* Start Dataset content *
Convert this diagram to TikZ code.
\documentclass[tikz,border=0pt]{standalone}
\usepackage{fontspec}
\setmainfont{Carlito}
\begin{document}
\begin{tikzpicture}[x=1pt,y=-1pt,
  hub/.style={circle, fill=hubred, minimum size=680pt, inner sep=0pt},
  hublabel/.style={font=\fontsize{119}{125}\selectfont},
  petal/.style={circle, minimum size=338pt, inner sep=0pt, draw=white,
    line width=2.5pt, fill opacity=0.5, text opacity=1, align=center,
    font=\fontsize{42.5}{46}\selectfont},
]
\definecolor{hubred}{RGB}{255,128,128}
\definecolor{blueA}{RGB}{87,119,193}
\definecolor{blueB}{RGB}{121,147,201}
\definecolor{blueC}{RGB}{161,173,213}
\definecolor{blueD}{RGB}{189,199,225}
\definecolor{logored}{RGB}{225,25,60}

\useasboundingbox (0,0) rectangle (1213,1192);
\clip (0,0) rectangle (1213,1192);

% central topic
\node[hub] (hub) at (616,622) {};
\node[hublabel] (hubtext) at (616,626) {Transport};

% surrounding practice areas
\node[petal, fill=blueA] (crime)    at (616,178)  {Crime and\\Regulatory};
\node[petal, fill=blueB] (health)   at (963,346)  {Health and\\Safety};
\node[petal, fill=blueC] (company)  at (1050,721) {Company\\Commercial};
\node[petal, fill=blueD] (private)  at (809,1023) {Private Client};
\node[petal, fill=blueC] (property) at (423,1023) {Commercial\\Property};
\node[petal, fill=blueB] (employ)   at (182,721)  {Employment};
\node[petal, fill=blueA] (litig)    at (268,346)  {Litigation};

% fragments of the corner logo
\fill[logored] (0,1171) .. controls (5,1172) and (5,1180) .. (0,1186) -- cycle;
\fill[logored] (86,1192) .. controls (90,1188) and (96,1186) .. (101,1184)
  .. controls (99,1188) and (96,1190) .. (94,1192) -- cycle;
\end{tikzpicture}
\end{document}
* End Dataset content *
Stated task: Please transcribe, exactly and with nothing added, the lines from the first line of the material above through the line that contains "(hubtext) at (616,626)".

The completed task:
Convert this diagram to TikZ code.
\documentclass[tikz,border=0pt]{standalone}
\usepackage{fontspec}
\setmainfont{Carlito}
\begin{document}
\begin{tikzpicture}[x=1pt,y=-1pt,
  hub/.style={circle, fill=hubred, minimum size=680pt, inner sep=0pt},
  hublabel/.style={font=\fontsize{119}{125}\selectfont},
  petal/.style={circle, minimum size=338pt, inner sep=0pt, draw=white,
    line width=2.5pt, fill opacity=0.5, text opacity=1, align=center,
    font=\fontsize{42.5}{46}\selectfont},
]
\definecolor{hubred}{RGB}{255,128,128}
\definecolor{blueA}{RGB}{87,119,193}
\definecolor{blueB}{RGB}{121,147,201}
\definecolor{blueC}{RGB}{161,173,213}
\definecolor{blueD}{RGB}{189,199,225}
\definecolor{logored}{RGB}{225,25,60}

\useasboundingbox (0,0) rectangle (1213,1192);
\clip (0,0) rectangle (1213,1192);

% central topic
\node[hub] (hub) at (616,622) {};
\node[hublabel] (hubtext) at (616,626) {Transport};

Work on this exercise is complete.